Real Estate News - Tampa, FL

Historic Florida Estate on the Market in Tampa, FL

 3824 W. Bay to Bay Blvd.

After last being sold in the spring of 1996, a 4,039 square foot Mediterranean Revival “Ship House” is back on the market in South Tampa, FL for $1,200,000. As one of the few remaining historic estates in the Tampa area, this home carries with it a rich history. Originally constructed in 1924, the home features original oak floors, a unique layout, and plenty of character. The current owner has collected stories about the home and shared them with us.  

In the spring of 1996 our children were twelve, six and nine months old. We’d outgrown our little house on Bay to Bay and were looking for something bigger. Of course, we hadn’t counted on anything as big as 3824, just down the street. The day we saw the house for the first time, we met Kitty, the woman who owned the house and who had grown up in it.

Kitty was a Parker by marriage. Her mother wed her step-father in the 1930’s. At the time, he was dabbling in the motion picture business, and she told us the story of how he lost everything, how one evening during a large party someone arrived with a truck to repossess all the home’s furniture. One of the guests stepped forward and wrote a check to cover the debt, and the furniture remained, and I’m assuming the party continued. Kitty’s step-father disappeared soon after—her mother didn’t know where he’d gone—the suspicion was NYC, but eventually he returned and started up Tampa’s first Pepsi franchise.

I met an older man who claimed that his father was the first principal of Plant High. His father told how Dale Mabry wasn’t even a road then, and that the high school was off in the woods. He often played at 3824 Bay to Bay as a boy--“They always had bottles of Pepsi on ice for us,” he told me. After we moved in, we met others with stories of the house: the ancient telephone repair man who claimed that Joan Crawford, once the CEO of Pepsi-Cola, was a guest.
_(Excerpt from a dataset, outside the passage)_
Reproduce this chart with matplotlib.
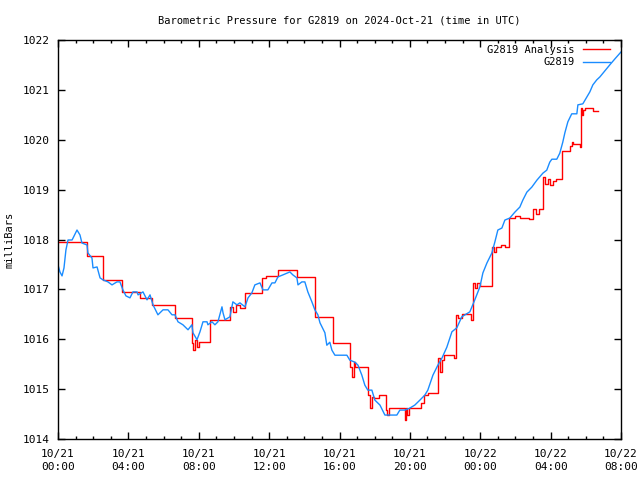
import numpy as np
import matplotlib
matplotlib.use("Agg")
import matplotlib.pyplot as plt
import matplotlib.dates as mdates

# ---- data (hours after 2024-10-21 00:00 UTC, pressure in mb) ----
obs_hours = [0.00, 0.11, 0.23, 0.34, 0.45, 0.57, 0.80, 0.97, 1.08, 1.25, 1.36, 1.65, 1.70, 1.93, 1.99,
             2.22, 2.39, 2.56, 2.84, 3.07, 3.35, 3.52, 3.69, 3.86, 4.09, 4.26, 4.49, 4.55, 4.83, 5.06,
             5.23, 5.40, 5.68, 5.97, 6.25, 6.48, 6.65, 6.82, 7.10, 7.39, 7.61, 7.67, 7.90, 8.07, 8.24,
             8.47, 8.52, 8.75, 8.92, 9.09, 9.32, 9.38, 9.49, 9.77, 9.94, 10.17, 10.34, 10.63, 10.80, 11.02,
             11.19, 11.48, 11.65, 11.93, 12.16, 12.33, 12.50, 12.78, 13.18, 13.35, 13.58, 13.64, 13.86, 14.03,
             14.20, 14.43, 14.60, 14.77, 14.89, 15.17, 15.28, 15.45, 15.57, 15.74, 16.42, 16.59, 16.88, 17.05,
             17.27, 17.44, 17.61, 17.84, 18.01, 18.30, 18.58, 19.26, 19.43, 19.72, 20.00, 20.28, 20.57, 20.85,
             21.02, 21.31, 21.59, 21.82, 22.10, 22.39, 22.67, 22.95, 23.41, 23.69, 23.98, 24.15, 24.38, 24.66,
             24.83, 25.00, 25.23, 25.40, 25.68, 25.97, 26.25, 26.42, 26.65, 26.93, 27.22, 27.56, 27.78, 27.95,
             28.07, 28.35, 28.52, 28.69, 28.81, 28.98, 29.20, 29.49, 29.55, 29.83, 30.06, 30.23, 30.40, 30.62,
             30.80, 31.08, 31.36, 31.65, 32.00]
obs_mb = [1017.49, 1017.35, 1017.27, 1017.43, 1017.79, 1017.99, 1017.99, 1018.11, 1018.19, 1018.09, 1017.93,
          1017.89, 1017.73, 1017.63, 1017.43, 1017.45, 1017.23, 1017.19, 1017.15, 1017.09, 1017.15, 1017.15,
          1016.99, 1016.87, 1016.83, 1016.95, 1016.95, 1016.89, 1016.95, 1016.79, 1016.89, 1016.69, 1016.49,
          1016.59, 1016.59, 1016.49, 1016.49, 1016.35, 1016.29, 1016.19, 1016.29, 1016.13, 1015.99, 1016.15,
          1016.35, 1016.35, 1016.29, 1016.35, 1016.29, 1016.35, 1016.65, 1016.53, 1016.39, 1016.45, 1016.75,
          1016.69, 1016.73, 1016.65, 1016.83, 1016.93, 1017.09, 1017.13, 1016.99, 1016.99, 1017.13, 1017.13,
          1017.25, 1017.29, 1017.35, 1017.29, 1017.23, 1017.09, 1017.15, 1017.15, 1016.95, 1016.75, 1016.59,
          1016.49, 1016.33, 1016.13, 1015.88, 1015.94, 1015.78, 1015.68, 1015.68, 1015.58, 1015.54, 1015.48,
          1015.28, 1015.08, 1014.98, 1014.98, 1014.78, 1014.68, 1014.48, 1014.48, 1014.58, 1014.58, 1014.62,
          1014.68, 1014.78, 1014.88, 1014.98, 1015.28, 1015.48, 1015.62, 1015.84, 1016.15, 1016.23, 1016.45,
          1016.55, 1016.79, 1017.05, 1017.33, 1017.53, 1017.73, 1017.95, 1018.19, 1018.23, 1018.39, 1018.43,
          1018.55, 1018.65, 1018.79, 1018.95, 1019.05, 1019.19, 1019.33, 1019.39, 1019.55, 1019.61, 1019.61,
          1019.73, 1019.95, 1020.14, 1020.36, 1020.52, 1020.52, 1020.70, 1020.72, 1020.86, 1020.96, 1021.10,
          1021.20, 1021.26, 1021.38, 1021.50, 1021.62, 1021.76]

ana_hours = [0.00, 1.65, 2.56, 3.64, 4.66, 5.34, 6.65, 7.61, 7.67, 7.78, 7.90, 8.01, 8.64, 9.77, 9.94,
             10.11, 10.34, 10.63, 11.59, 11.82, 12.50, 13.58, 14.60, 15.63, 16.59, 16.70, 16.82, 16.88,
             17.61, 17.73, 17.84, 17.95, 18.24, 18.64, 18.70, 18.80, 19.72, 19.78, 19.84, 19.95, 20.63,
             20.80, 21.02, 21.59, 21.70, 21.82, 21.93, 22.50, 22.61, 22.73, 22.95, 23.47, 23.58, 23.69,
             23.80, 23.98, 24.66, 24.77, 24.89, 25.17, 25.40, 25.63, 25.97, 26.25, 26.76, 26.99, 27.16,
             27.33, 27.56, 27.67, 27.84, 27.95, 28.13, 28.30, 28.64, 29.09, 29.20, 29.26, 29.66, 29.72,
             29.77, 29.83, 29.94, 30.40, 30.68]
ana_mb = [1017.95, 1017.67, 1017.19, 1016.95, 1016.83, 1016.69, 1016.43, 1015.93, 1015.78, 1015.99, 1015.84,
          1015.94, 1016.39, 1016.65, 1016.55, 1016.69, 1016.63, 1016.93, 1017.23, 1017.27, 1017.39, 1017.25,
          1016.45, 1015.93, 1015.44, 1015.24, 1015.54, 1015.44, 1014.88, 1014.62, 1014.84, 1014.82, 1014.88,
          1014.58, 1014.48, 1014.62, 1014.38, 1014.62, 1014.48, 1014.62, 1014.72, 1014.88, 1014.92, 1015.62,
          1015.34, 1015.58, 1015.68, 1015.62, 1016.49, 1016.43, 1016.51, 1016.39, 1017.13, 1017.03, 1017.13,
          1017.07, 1017.85, 1017.75, 1017.85, 1017.89, 1017.85, 1018.43, 1018.47, 1018.43, 1018.41, 1018.61,
          1018.51, 1018.61, 1019.25, 1019.11, 1019.21, 1019.09, 1019.17, 1019.21, 1019.77, 1019.87, 1019.95,
          1019.91, 1019.85, 1020.64, 1020.50, 1020.60, 1020.64, 1020.58, 1020.58]

series_labels = ["G2819 Analysis", "G2819"]
title_text = "Barometric Pressure for G2819 on 2024-Oct-21 (time in UTC)"
y_label = "milliBars"
y_ticks = [1014, 1015, 1016, 1017, 1018, 1019, 1020, 1021, 1022]

base = np.datetime64("2024-10-21T00:00")
def to_time(h):
    return base + (np.array(h) * 3600).astype("timedelta64[s]")

plt.rcParams["font.family"] = ["DejaVu Sans Mono"]
fig = plt.figure(figsize=(6.4, 4.8), dpi=100)
ax = fig.add_axes([58 / 640, 1 - 439 / 480, 563 / 640, 399 / 480])

ax.plot(to_time(ana_hours), ana_mb, color="#ff0000", lw=1.0, drawstyle="steps-post", label=series_labels[0])
ax.plot(to_time(obs_hours), obs_mb, color="#1a8cff", lw=1.0, label=series_labels[1])

ax.set_xlim(base, base + np.timedelta64(32, "h"))
ax.set_ylim(1014, 1022)
ax.set_yticks(y_ticks)
ax.xaxis.set_major_locator(mdates.HourLocator(byhour=[0, 4, 8, 12, 16, 20]))
ax.xaxis.set_minor_locator(mdates.HourLocator())
ax.xaxis.set_major_formatter(mdates.DateFormatter("%m/%d\n%H:%M"))

ax.tick_params(which="both", direction="in", top=True, right=True, labelsize=8, width=1)
ax.tick_params(which="major", length=5)
ax.tick_params(axis="x", which="major", pad=7)
ax.tick_params(axis="y", which="major", pad=6)
ax.tick_params(which="minor", length=2.5)
for lab in ax.get_xticklabels():
    lab.set_linespacing(1.35)
for s in ax.spines.values():
    s.set_linewidth(1.0)

ax.set_title(title_text, fontsize=7.5, pad=12)
ax.set_ylabel(y_label, fontsize=7.5, labelpad=6)

ax.legend(loc="upper right", bbox_to_anchor=(0.981, 0.988), frameon=False, markerfirst=False,
          fontsize=7.5, handlelength=2.6, handletextpad=0.8, labelspacing=0.25,
          borderpad=0, borderaxespad=0)

fig.savefig("out.png", dpi=100)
Kitty herself told my husband that Elvis Presley stayed in the house. Our neighbor behind us told how her property had been the tennis court, and how the pool, a Lang, was installed for Kitty’s health.

Kitty’s husband, a dentist, also shared unique details of the house. Under the dining room table, for instance, there’s a brass plate where a buzzer used to summon the help from the maid’s quarters—a space which became our pool room for a number of years, and then a studio. The house was so grand that we named the side room filled with bookshelves “the library.” We learned from a Virginia Park newsletter that Kitty’s mother used to stroll the front lawn in the mornings in her peignoir, she had a Packard with a driver who took her to church, and fresh flowers delivered every week.

This sense of a grand past remains with the house. As its caretakers, we’ve changed very little—modernizing when necessary, re-glazing and painting the original windows, refinishing the oak and heart-of-pine floors, peeling off wallpaper to paint the plaster walls and discovering the layers of color beneath. But most of the features that made the house a 1920’s icon remain: the arched windows and doorways, the brass screens in the dining room windows, the wide baseboards, the heavy glass doorknobs, the etched light fixtures on the front porch, the French doors to the courtyard with its ninety-three-year-old grape vine, its terracotta tiles, its cherub-faced fountain, and porthole walls.

Most distinctive though, is the plaster base relief of a ship on the facade of the house above the living room window. The wave-tossed galleon depicted on the front of the house somehow reflects the romance and mystery of the house itself. It’s been a joy to live in the “Ship House” on Bay to Bay, and we hope that whoever answers the call to take over the stewardship of this unique home appreciates its beauty, and experiences just as many years of happiness.